The odds are quite slim. In a four year time span during a Dept of Transportation study, Delta had 43 dogs lost or killed. The "biggest" offender Continental had 58: http://abcnews.go.com/Travel/traveling-pets-airlines-dog-deaths/story?id=11198807 You take a bigger risks with your dogs doing every day things.

When I picked my dog up I transported the kennel to the car, then took her out of the crate inside the car. Then took her out to go the bathroom. She did not go in the crate during the flight, but they require the crates to be lined with absorbing material in case of pee. I had a towel and some wet wipes just in case and you may very well need them for a wee one.
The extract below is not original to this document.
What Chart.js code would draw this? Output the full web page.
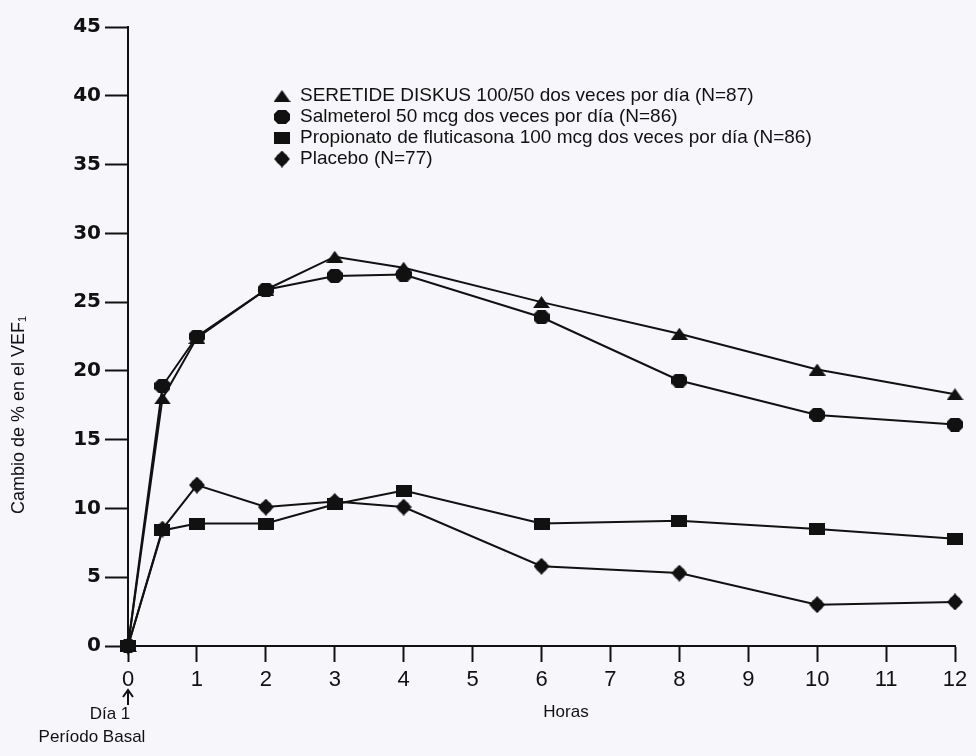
<!DOCTYPE html>
<html>
<head>
<meta charset="utf-8">
<script src="https://cdn.jsdelivr.net/npm/chart.js@4/dist/chart.umd.min.js"></script>
<style>
  html, body { margin: 0; padding: 0; background: #f7f6fb; }
  #wrap { width: 976px; height: 756px; position: relative; }
</style>
</head>
<body>
<div id="wrap"><canvas id="c" width="976" height="756"></canvas></div>
<script>
// Time points (hours after dose) and mean % change in FEV1 for each arm
const hours = [0, 0.5, 1, 2, 3, 4, 6, 8, 10, 12];
const seretide = [0, 18.0, 22.4, 25.9, 28.3, 27.5, 25.0, 22.7, 20.1, 18.3];
const salmeterol = [0, 18.9, 22.5, 25.9, 26.9, 27.0, 23.9, 19.3, 16.8, 16.1];
const fluticasona = [0, 8.4, 8.9, 8.9, 10.3, 11.3, 8.9, 9.1, 8.5, 7.8];
const placebo = [0, 8.5, 11.7, 10.1, 10.5, 10.1, 5.8, 5.3, 3.0, 3.2];

const seriesNames = [
  'SERETIDE DISKUS 100/50 dos veces por día (N=87)',
  'Salmeterol 50 mcg dos veces por día (N=86)',
  'Propionato de fluticasona 100 mcg dos veces por día (N=86)',
  'Placebo (N=77)'
];
const xTicks = [0, 1, 2, 3, 4, 5, 6, 7, 8, 9, 10, 11, 12];
const yTicks = [0, 5, 10, 15, 20, 25, 30, 35, 40, 45];

const INK = '#111111';

// Marker images, drawn once and reused by the lines and the legend
function makeMarker(w, h, draw) {
  const cv = document.createElement('canvas');
  cv.width = w; cv.height = h;
  const g = cv.getContext('2d');
  g.fillStyle = INK;
  draw(g, w, h);
  return cv;
}
const mTriangle = makeMarker(17, 12, (g, w, h) => {
  g.beginPath(); g.moveTo(w / 2, 0); g.lineTo(w, h); g.lineTo(0, h); g.closePath(); g.fill();
});
const mOctagon = makeMarker(16, 14, (g, w, h) => {
  const c = 4;
  g.beginPath();
  g.moveTo(c, 0); g.lineTo(w - c, 0); g.lineTo(w, c); g.lineTo(w, h - c);
  g.lineTo(w - c, h); g.lineTo(c, h); g.lineTo(0, h - c); g.lineTo(0, c);
  g.closePath(); g.fill();
});
const mSquare = makeMarker(16, 12, (g, w, h) => { g.fillRect(0, 0, w, h); });
const mCross = makeMarker(16, 17, (g, w, h) => {
  g.beginPath();
  g.moveTo(w / 2, 0); g.lineTo(w, h / 2); g.lineTo(w / 2, h); g.lineTo(0, h / 2); g.closePath(); g.fill();
  g.beginPath(); g.arc(w / 2, h / 2, 6, 0, Math.PI * 2); g.fill();
});
const markers = [mTriangle, mOctagon, mSquare, mCross];

function toPoints(vals) { return hours.map((h, i) => ({ x: h, y: vals[i] })); }

const datasets = [seretide, salmeterol, fluticasona, placebo].map((vals, i) => ({
  label: seriesNames[i],
  data: toPoints(vals),
  borderColor: INK,
  borderWidth: 2,
  pointStyle: markers[i],
  pointRadius: 7,
  pointHoverRadius: 7,
  tension: 0,
  fill: false,
  clip: false
}));

// Legend, axis titles and baseline note drawn at fixed spots on the canvas
const annotations = {
  id: 'annotations',
  afterDraw(chart) {
    const ctx = chart.ctx;
    ctx.save();
    ctx.fillStyle = INK;
    ctx.textBaseline = 'middle';
    ctx.textAlign = 'left';
    ctx.font = '19px "Liberation Sans", Arial, sans-serif';
    const rows = [96, 117, 138, 159];
    seriesNames.forEach((name, i) => {
      const m = markers[i];
      ctx.drawImage(m, 282 - m.width / 2, rows[i] - m.height / 2);
      ctx.fillText(name, 300, rows[i]);
    });

    ctx.font = '17px "Liberation Sans", Arial, sans-serif';
    ctx.textAlign = 'center';
    ctx.fillText('Horas', 566, 712);
    ctx.fillText('Día 1', 110, 714);
    ctx.fillText('Período Basal', 92, 737);

    // small arrow pointing at the baseline tick
    ctx.strokeStyle = INK;
    ctx.lineWidth = 2;
    ctx.beginPath();
    ctx.moveTo(128, 705); ctx.lineTo(128, 690);
    ctx.moveTo(123, 697); ctx.lineTo(128, 690); ctx.lineTo(133, 697);
    ctx.stroke();

    ctx.translate(19, 415);
    ctx.rotate(-Math.PI / 2);
    ctx.font = '18px "Liberation Sans", Arial, sans-serif';
    ctx.fillText('Cambio de % en el VEF\u2081', 0, 0);
    ctx.restore();
  }
};

new Chart(document.getElementById('c'), {
  type: 'line',
  data: { datasets },
  options: {
    responsive: false,
    animation: false,
    events: [],
    layout: { padding: { top: 27, right: 21, left: 0, bottom: 0 } },
    plugins: { legend: { display: false }, tooltip: { enabled: false } },
    scales: {
      x: {
        type: 'linear',
        min: 0, max: 12,
        afterBuildTicks: (s) => { s.ticks = xTicks.map(v => ({ value: v })); },
        afterFit: (s) => { s.height = 110; },
        grid: { drawOnChartArea: false, drawTicks: true, tickLength: 16, tickWidth: 2, tickColor: INK },
        border: { display: true, color: INK, width: 2 },
        ticks: {
          color: INK, padding: 5,
          font: { family: '"Liberation Sans", Arial, sans-serif', size: 22 }
        }
      },
      y: {
        type: 'linear',
        min: 0, max: 45,
        afterBuildTicks: (s) => { s.ticks = yTicks.map(v => ({ value: v })); },
        afterFit: (s) => { s.width = 128; },
        grid: { drawOnChartArea: false, drawTicks: true, tickLength: 23, tickWidth: 2, tickColor: INK },
        border: { display: true, color: INK, width: 2 },
        ticks: {
          color: INK, padding: 4,
          font: { family: '"DejaVu Sans", sans-serif', size: 20, weight: 'bold' }
        }
      }
    }
  },
  plugins: [annotations]
});
</script>
</body>
</html>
You live close, but we had a 2 1/2 hour trip and I forgot to bring scissors to cut the zip ties on the kennel. Had to hack at them with my keys.


----------



## andi42

Machiavelli's- how did it go? I pick up my puppy next week and I am so nervous about the whole flight process. She is flying from London, England to Vancouver, Canada... so it is a LONG trip for such a little thing  She is also not allowed to eat for quite a while before her flight.. so we are thinking possibly 20 hours without food. I will be bringing food and water, but will be feeding her only a little bit when I pick her up so she doesn't get sick, and then more later.
I am hoping to pull over somewhere and completely empty the crate she was shipped in, clean it out, and put some new bedding in it for her. I have someone coming with me to help so we will put a leash on her and have one of us hold her, just to be safe.


----------